Ultimate Board Game Collection
One of those garage sale board games with half the pieces missing and the other half pocked with teeth marks
A couple of the twenty games included in Ultimate Board Game Collection are decent enough to at least remind you that the games they emulate are fun. The rest are miserable any way you look at them.
With games like Chess, Parcheesi, Backgammon, Concentration, Go, 3D Tic-Tac-Toe, Anagrams and Naval Battle (aka Battleship) on offer, the first question you probably have is, "How are the graphics?" Okay, maybe it's the second, right after "Why the hell do I need my PS2 to play Tic-Tac-Toe?" but we're assuming that anyone reading this is actually interested in the game.
At any rate, you'll be glad to know that the rendering power of the PS2 is used to its fullest - little androgynous game pieces tread tediously across the Parcheesi board in full three-dimensional glory. That is to say, the games are monotonous, full of extraneous animation, and topped off with ugly backgrounds. The awkward camera angles and horrid textures even add extra challenge, making it oddly difficult just to see what's going on.
Above: Quite possibly the dullest collection of videogame images ever gathered in one place.
How's the music, you ask? The game lets you choose between three styles: Rock, Pop and Classical. They all start to sound the same after a while, and they'll all eventually compel you to hit the mute button on your remote.

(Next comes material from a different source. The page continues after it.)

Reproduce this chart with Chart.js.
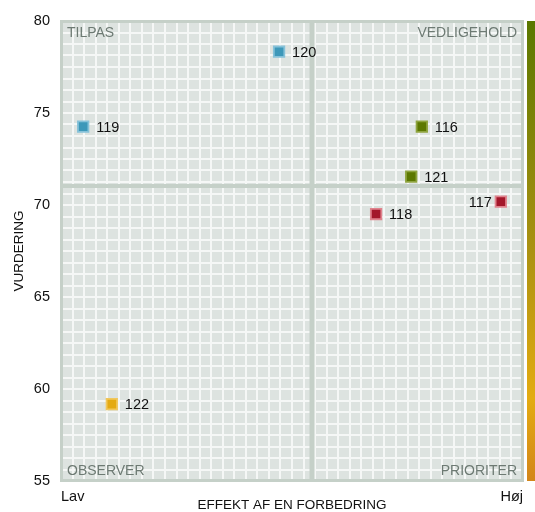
<!DOCTYPE html>
<html>
<head>
<meta charset="utf-8">
<script src="https://cdn.jsdelivr.net/npm/chart.js@4.4.1/dist/chart.umd.min.js"></script>
<style>
  html, body { margin: 0; padding: 0; background: #fff; }
  canvas { display: block; }
</style>
</head>
<body>
<canvas id="quadChart" width="535" height="512"></canvas>
<script>
// Data
const ids       = ['116', '117', '118', '119', '120', '121', '122'];
const effekt    = [78.1, 95.2, 68.2, 4.8, 47.2, 75.8, 11.0];
const vurdering = [74.26, 70.18, 69.51, 74.26, 78.33, 71.54, 59.18];

const quadrantNames = ['TILPAS', 'VEDLIGEHOLD', 'OBSERVER', 'PRIORITER'];
const xTickLabels = ['Lav', 'Høj'];
const xTitle = 'EFFEKT AF EN FORBEDRING';
const yTitle = 'VURDERING';

const xMin = 0, xMax = 100;
const yMin = 55, yMax = 80, yLabelStep = 5;
const gridCells = 40;

// quadrant split = average of the points
const meanX = effekt.reduce((a, b) => a + b, 0) / effekt.length;
const meanY = vurdering.reduce((a, b) => a + b, 0) / vurdering.length;

// colours per quadrant: TILPAS, VEDLIGEHOLD, OBSERVER, PRIORITER
const quadFill   = ['#3d98b9', '#5c7800', '#e4aa12', '#a3172a'];
const quadBorder = ['#86c2d9', '#8ea43e', '#f1c75c', '#e0838d'];

function quadrantOf(x, y) {
  if (y >= meanY) return x < meanX ? 0 : 1;
  return x < meanX ? 2 : 3;
}
const pointQuad = effekt.map((x, i) => quadrantOf(x, vurdering[i]));

const FONT = "'Liberation Sans', Arial, sans-serif";

const plotDecor = {
  id: 'plotDecor',
  beforeDraw(chart) {
    const { ctx, chartArea: a } = chart;
    ctx.save();
    ctx.fillStyle = '#dde3e0';
    ctx.fillRect(a.left, a.top, a.right - a.left, a.bottom - a.top);
    ctx.restore();
  },
  beforeDatasetsDraw(chart) {
    const { ctx, chartArea: a, scales } = chart;
    const mx = scales.x.getPixelForValue(meanX);
    const my = scales.y.getPixelForValue(meanY);
    ctx.save();
    ctx.strokeStyle = '#c5d0c8';
    // mid lines
    ctx.lineWidth = 5;
    ctx.beginPath();
    ctx.moveTo(mx, a.top); ctx.lineTo(mx, a.bottom);
    ctx.stroke();
    ctx.lineWidth = 4;
    ctx.beginPath();
    ctx.moveTo(a.left, my); ctx.lineTo(a.right, my);
    ctx.stroke();
    // frame
    ctx.lineWidth = 3;
    ctx.strokeRect(a.left + 0.5, a.top + 0.5, a.right - a.left - 1, a.bottom - a.top - 1);

    // quadrant names
    ctx.fillStyle = '#6d7a73';
    ctx.font = '14px ' + FONT;
    ctx.textBaseline = 'top';
    ctx.textAlign = 'left';
    ctx.fillText(quadrantNames[0], a.left + 6, a.top + 5);
    ctx.textAlign = 'right';
    ctx.fillText(quadrantNames[1], a.right - 6, a.top + 5);
    ctx.textBaseline = 'bottom';
    ctx.textAlign = 'left';
    ctx.fillText(quadrantNames[2], a.left + 6, a.bottom - 3);
    ctx.textAlign = 'right';
    ctx.fillText(quadrantNames[3], a.right - 6, a.bottom - 3);
    ctx.restore();
  },
  afterDatasetsDraw(chart) {
    const { ctx, chartArea: a } = chart;
    const meta = chart.getDatasetMeta(0);
    ctx.save();
    ctx.fillStyle = '#111';
    ctx.font = '14.5px ' + FONT;
    ctx.textBaseline = 'middle';
    meta.data.forEach((pt, i) => {
      const w = ctx.measureText(ids[i]).width;
      if (pt.x + 13 + w > a.right - 4) {
        ctx.textAlign = 'right';
        ctx.fillText(ids[i], pt.x - 9, pt.y + 1);
      } else {
        ctx.textAlign = 'left';
        ctx.fillText(ids[i], pt.x + 13, pt.y + 1);
      }
    });
    ctx.restore();
  },
  afterDraw(chart) {
    const { ctx, chartArea: a } = chart;
    const g = ctx.createLinearGradient(0, a.top, 0, a.bottom);
    g.addColorStop(0, '#5a7800');
    g.addColorStop(0.5, '#ab9212');
    g.addColorStop(0.82, '#e3ac12');
    g.addColorStop(1, '#d3861a');
    ctx.save();
    ctx.fillStyle = g;
    ctx.fillRect(527, a.top, 8, a.bottom - a.top);
    ctx.restore();
  }
};

new Chart(document.getElementById('quadChart'), {
  type: 'scatter',
  data: {
    datasets: [{
      data: effekt.map((x, i) => ({ x: x, y: vurdering[i] })),
      pointStyle: 'rect',
      pointRadius: 7.4,
      pointBorderWidth: 1.8,
      backgroundColor: pointQuad.map(q => quadFill[q]),
      borderColor: pointQuad.map(q => quadBorder[q])
    }]
  },
  options: {
    responsive: false,
    animation: false,
    layout: { padding: { top: 21, right: 12, left: 0, bottom: 0 } },
    plugins: { legend: { display: false }, tooltip: { enabled: false } },
    scales: {
      x: {
        type: 'linear',
        min: xMin, max: xMax,
        afterFit: s => { s.height = 31; },
        border: { display: false },
        grid: { color: '#f5f7f6', lineWidth: 2, drawTicks: false },
        ticks: {
          stepSize: (xMax - xMin) / gridCells,
          autoSkip: false,
          maxRotation: 0,
          align: 'inner',
          padding: 7,
          color: '#111',
          font: { family: FONT, size: 14.5 },
          callback: (v, i, arr) => i === 0 ? xTickLabels[0] : (i === arr.length - 1 ? xTickLabels[1] : '')
        },
        title: {
          display: true, text: xTitle, color: '#111',
          font: { family: FONT, size: 13.5, lineHeight: 1 },
          padding: { top: 0, bottom: 0 }
        }
      },
      y: {
        type: 'linear',
        min: yMin, max: yMax,
        afterFit: s => { s.width = 61; },
        border: { display: false },
        grid: { color: '#f5f7f6', lineWidth: 2, drawTicks: false },
        ticks: {
          stepSize: (yMax - yMin) / gridCells,
          autoSkip: false,
          padding: 11,
          color: '#111',
          font: { family: FONT, size: 14.5 },
          callback: v => Math.abs(v / yLabelStep - Math.round(v / yLabelStep)) < 1e-6 ? String(Math.round(v)) : ''
        },
        title: {
          display: true, text: yTitle, color: '#111',
          font: { family: FONT, size: 13.5, lineHeight: 1.2 },
          padding: { top: 11, bottom: 0 }
        }
      }
    }
  },
  plugins: [plotDecor]
});
</script>
</body>
</html>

If you're thinking that there must be something redeeming here, you're almost right. Naval Battle is one of the few games with a little life - animated explosions and water splashes actually add to the Battleship clone. But, of course, the one game not screwed up by shoddy graphics capsizes from other mistakes. The ships don't sink after they're destroyed - they just stay there, confusing us. And we know that a multiplayer mode would have been a bit silly (you'd have to make your opponent look away from the screen while you placed your ships), but when the rest of the game blows, what's the harm in giving players every last chance to salvage some fun from it?